=== To do ===
Retype the whole listing verbatim and keep the pictures out of it.

=== Material provided ===
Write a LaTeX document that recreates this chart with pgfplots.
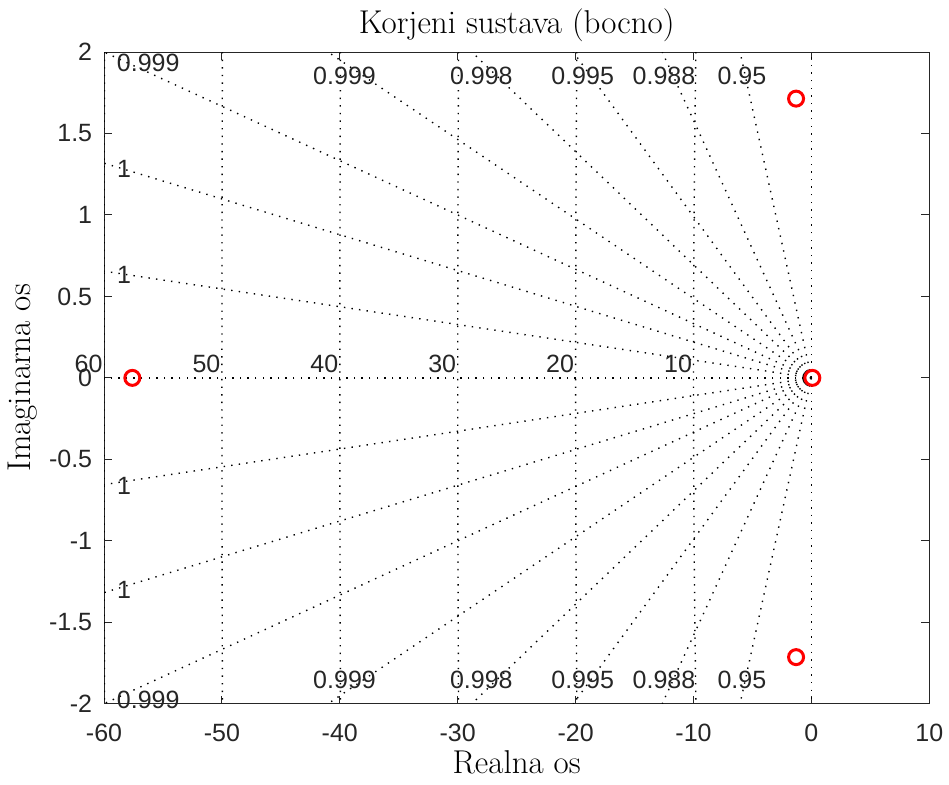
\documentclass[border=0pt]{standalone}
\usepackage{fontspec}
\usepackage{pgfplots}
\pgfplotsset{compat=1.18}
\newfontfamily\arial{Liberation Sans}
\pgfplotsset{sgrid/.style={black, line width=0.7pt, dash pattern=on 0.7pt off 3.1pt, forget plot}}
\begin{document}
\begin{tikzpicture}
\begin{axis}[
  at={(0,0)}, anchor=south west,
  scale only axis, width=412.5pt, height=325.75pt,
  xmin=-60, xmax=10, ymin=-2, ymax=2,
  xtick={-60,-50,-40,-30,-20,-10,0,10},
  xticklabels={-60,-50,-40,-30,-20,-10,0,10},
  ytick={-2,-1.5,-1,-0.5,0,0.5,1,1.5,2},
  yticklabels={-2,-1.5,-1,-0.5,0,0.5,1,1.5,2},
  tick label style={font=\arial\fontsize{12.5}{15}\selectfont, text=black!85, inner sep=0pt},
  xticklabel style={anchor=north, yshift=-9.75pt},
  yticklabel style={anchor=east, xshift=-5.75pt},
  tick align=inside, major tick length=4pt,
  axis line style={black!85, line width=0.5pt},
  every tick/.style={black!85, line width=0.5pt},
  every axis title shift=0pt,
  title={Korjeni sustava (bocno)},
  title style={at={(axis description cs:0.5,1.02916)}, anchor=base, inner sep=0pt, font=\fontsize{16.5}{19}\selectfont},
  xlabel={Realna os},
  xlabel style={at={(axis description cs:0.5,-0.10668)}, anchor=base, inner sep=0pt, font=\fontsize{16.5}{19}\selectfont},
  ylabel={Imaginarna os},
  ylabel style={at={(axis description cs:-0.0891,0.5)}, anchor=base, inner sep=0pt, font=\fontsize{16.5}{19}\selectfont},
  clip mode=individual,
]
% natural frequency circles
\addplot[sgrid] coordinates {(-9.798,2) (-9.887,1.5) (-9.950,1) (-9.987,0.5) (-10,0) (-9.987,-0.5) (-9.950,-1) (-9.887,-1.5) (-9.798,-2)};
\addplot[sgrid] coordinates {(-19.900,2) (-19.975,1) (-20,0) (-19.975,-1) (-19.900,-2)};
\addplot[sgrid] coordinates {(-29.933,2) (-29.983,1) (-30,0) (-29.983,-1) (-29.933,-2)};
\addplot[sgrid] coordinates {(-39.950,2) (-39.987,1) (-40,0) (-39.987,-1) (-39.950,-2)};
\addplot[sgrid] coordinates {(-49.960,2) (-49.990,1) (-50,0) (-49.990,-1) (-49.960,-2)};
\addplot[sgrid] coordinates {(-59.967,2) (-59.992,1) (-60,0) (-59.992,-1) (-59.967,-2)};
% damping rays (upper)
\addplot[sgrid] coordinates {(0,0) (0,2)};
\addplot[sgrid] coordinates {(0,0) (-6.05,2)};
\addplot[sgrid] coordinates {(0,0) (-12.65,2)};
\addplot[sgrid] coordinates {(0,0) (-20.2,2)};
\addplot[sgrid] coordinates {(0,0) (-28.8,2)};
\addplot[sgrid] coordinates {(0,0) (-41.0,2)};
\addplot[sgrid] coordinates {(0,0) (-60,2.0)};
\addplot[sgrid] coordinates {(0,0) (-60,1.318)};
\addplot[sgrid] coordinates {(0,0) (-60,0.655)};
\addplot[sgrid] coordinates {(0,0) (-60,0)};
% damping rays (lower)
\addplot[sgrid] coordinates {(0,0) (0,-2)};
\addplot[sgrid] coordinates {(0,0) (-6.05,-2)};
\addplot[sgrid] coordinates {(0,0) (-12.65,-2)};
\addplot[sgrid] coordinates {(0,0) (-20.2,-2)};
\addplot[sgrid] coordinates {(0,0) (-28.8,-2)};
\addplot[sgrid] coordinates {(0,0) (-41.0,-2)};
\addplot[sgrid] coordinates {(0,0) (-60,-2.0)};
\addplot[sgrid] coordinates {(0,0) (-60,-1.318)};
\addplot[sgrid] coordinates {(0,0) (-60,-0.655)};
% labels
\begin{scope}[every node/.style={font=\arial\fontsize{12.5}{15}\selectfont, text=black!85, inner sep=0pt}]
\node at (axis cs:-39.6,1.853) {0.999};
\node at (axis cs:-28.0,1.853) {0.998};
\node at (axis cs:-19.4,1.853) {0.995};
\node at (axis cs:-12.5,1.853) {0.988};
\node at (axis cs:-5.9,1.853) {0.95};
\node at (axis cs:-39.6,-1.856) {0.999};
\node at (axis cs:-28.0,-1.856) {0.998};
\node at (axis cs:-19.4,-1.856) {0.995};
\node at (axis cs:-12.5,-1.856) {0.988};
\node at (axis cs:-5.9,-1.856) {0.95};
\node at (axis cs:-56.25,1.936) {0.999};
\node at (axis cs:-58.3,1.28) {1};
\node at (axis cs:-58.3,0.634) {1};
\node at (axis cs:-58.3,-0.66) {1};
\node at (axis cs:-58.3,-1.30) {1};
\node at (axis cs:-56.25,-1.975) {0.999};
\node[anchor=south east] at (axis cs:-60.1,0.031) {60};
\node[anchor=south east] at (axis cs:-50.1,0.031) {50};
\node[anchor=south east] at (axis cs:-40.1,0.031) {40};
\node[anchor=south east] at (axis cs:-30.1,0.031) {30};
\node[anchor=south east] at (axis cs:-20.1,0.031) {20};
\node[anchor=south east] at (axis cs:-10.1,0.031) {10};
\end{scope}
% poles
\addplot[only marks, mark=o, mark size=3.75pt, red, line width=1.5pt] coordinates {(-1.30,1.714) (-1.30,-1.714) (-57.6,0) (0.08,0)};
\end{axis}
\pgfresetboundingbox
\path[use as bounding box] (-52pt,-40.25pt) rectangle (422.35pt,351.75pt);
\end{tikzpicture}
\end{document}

=== Reply ===
Write a LaTeX document that recreates this chart with pgfplots.
\documentclass[border=0pt]{standalone}
\usepackage{fontspec}
\usepackage{pgfplots}
\pgfplotsset{compat=1.18}
\newfontfamily\arial{Liberation Sans}
\pgfplotsset{sgrid/.style={black, line width=0.7pt, dash pattern=on 0.7pt off 3.1pt, forget plot}}
\begin{document}
\begin{tikzpicture}
\begin{axis}[
  at={(0,0)}, anchor=south west,
  scale only axis, width=412.5pt, height=325.75pt,
  xmin=-60, xmax=10, ymin=-2, ymax=2,
  xtick={-60,-50,-40,-30,-20,-10,0,10},
  xticklabels={-60,-50,-40,-30,-20,-10,0,10},
  ytick={-2,-1.5,-1,-0.5,0,0.5,1,1.5,2},
  yticklabels={-2,-1.5,-1,-0.5,0,0.5,1,1.5,2},
  tick label style={font=\arial\fontsize{12.5}{15}\selectfont, text=black!85, inner sep=0pt},
  xticklabel style={anchor=north, yshift=-9.75pt},
  yticklabel style={anchor=east, xshift=-5.75pt},
  tick align=inside, major tick length=4pt,
  axis line style={black!85, line width=0.5pt},
  every tick/.style={black!85, line width=0.5pt},
  every axis title shift=0pt,
  title={Korjeni sustava (bocno)},
  title style={at={(axis description cs:0.5,1.02916)}, anchor=base, inner sep=0pt, font=\fontsize{16.5}{19}\selectfont},
  xlabel={Realna os},
  xlabel style={at={(axis description cs:0.5,-0.10668)}, anchor=base, inner sep=0pt, font=\fontsize{16.5}{19}\selectfont},
  ylabel={Imaginarna os},
  ylabel style={at={(axis description cs:-0.0891,0.5)}, anchor=base, inner sep=0pt, font=\fontsize{16.5}{19}\selectfont},
  clip mode=individual,
]
% natural frequency circles
\addplot[sgrid] coordinates {(-9.798,2) (-9.887,1.5) (-9.950,1) (-9.987,0.5) (-10,0) (-9.987,-0.5) (-9.950,-1) (-9.887,-1.5) (-9.798,-2)};
\addplot[sgrid] coordinates {(-19.900,2) (-19.975,1) (-20,0) (-19.975,-1) (-19.900,-2)};
\addplot[sgrid] coordinates {(-29.933,2) (-29.983,1) (-30,0) (-29.983,-1) (-29.933,-2)};
\addplot[sgrid] coordinates {(-39.950,2) (-39.987,1) (-40,0) (-39.987,-1) (-39.950,-2)};
\addplot[sgrid] coordinates {(-49.960,2) (-49.990,1) (-50,0) (-49.990,-1) (-49.960,-2)};
\addplot[sgrid] coordinates {(-59.967,2) (-59.992,1) (-60,0) (-59.992,-1) (-59.967,-2)};
% damping rays (upper)
\addplot[sgrid] coordinates {(0,0) (0,2)};
\addplot[sgrid] coordinates {(0,0) (-6.05,2)};
\addplot[sgrid] coordinates {(0,0) (-12.65,2)};
\addplot[sgrid] coordinates {(0,0) (-20.2,2)};
\addplot[sgrid] coordinates {(0,0) (-28.8,2)};
\addplot[sgrid] coordinates {(0,0) (-41.0,2)};
\addplot[sgrid] coordinates {(0,0) (-60,2.0)};
\addplot[sgrid] coordinates {(0,0) (-60,1.318)};
\addplot[sgrid] coordinates {(0,0) (-60,0.655)};
\addplot[sgrid] coordinates {(0,0) (-60,0)};
% damping rays (lower)
\addplot[sgrid] coordinates {(0,0) (0,-2)};
\addplot[sgrid] coordinates {(0,0) (-6.05,-2)};
\addplot[sgrid] coordinates {(0,0) (-12.65,-2)};
\addplot[sgrid] coordinates {(0,0) (-20.2,-2)};
\addplot[sgrid] coordinates {(0,0) (-28.8,-2)};
\addplot[sgrid] coordinates {(0,0) (-41.0,-2)};
\addplot[sgrid] coordinates {(0,0) (-60,-2.0)};
\addplot[sgrid] coordinates {(0,0) (-60,-1.318)};
\addplot[sgrid] coordinates {(0,0) (-60,-0.655)};
% labels
\begin{scope}[every node/.style={font=\arial\fontsize{12.5}{15}\selectfont, text=black!85, inner sep=0pt}]
\node at (axis cs:-39.6,1.853) {0.999};
\node at (axis cs:-28.0,1.853) {0.998};
\node at (axis cs:-19.4,1.853) {0.995};
\node at (axis cs:-12.5,1.853) {0.988};
\node at (axis cs:-5.9,1.853) {0.95};
\node at (axis cs:-39.6,-1.856) {0.999};
\node at (axis cs:-28.0,-1.856) {0.998};
\node at (axis cs:-19.4,-1.856) {0.995};
\node at (axis cs:-12.5,-1.856) {0.988};
\node at (axis cs:-5.9,-1.856) {0.95};
\node at (axis cs:-56.25,1.936) {0.999};
\node at (axis cs:-58.3,1.28) {1};
\node at (axis cs:-58.3,0.634) {1};
\node at (axis cs:-58.3,-0.66) {1};
\node at (axis cs:-58.3,-1.30) {1};
\node at (axis cs:-56.25,-1.975) {0.999};
\node[anchor=south east] at (axis cs:-60.1,0.031) {60};
\node[anchor=south east] at (axis cs:-50.1,0.031) {50};
\node[anchor=south east] at (axis cs:-40.1,0.031) {40};
\node[anchor=south east] at (axis cs:-30.1,0.031) {30};
\node[anchor=south east] at (axis cs:-20.1,0.031) {20};
\node[anchor=south east] at (axis cs:-10.1,0.031) {10};
\end{scope}
% poles
\addplot[only marks, mark=o, mark size=3.75pt, red, line width=1.5pt] coordinates {(-1.30,1.714) (-1.30,-1.714) (-57.6,0) (0.08,0)};
\end{axis}
\pgfresetboundingbox
\path[use as bounding box] (-52pt,-40.25pt) rectangle (422.35pt,351.75pt);
\end{tikzpicture}
\end{document}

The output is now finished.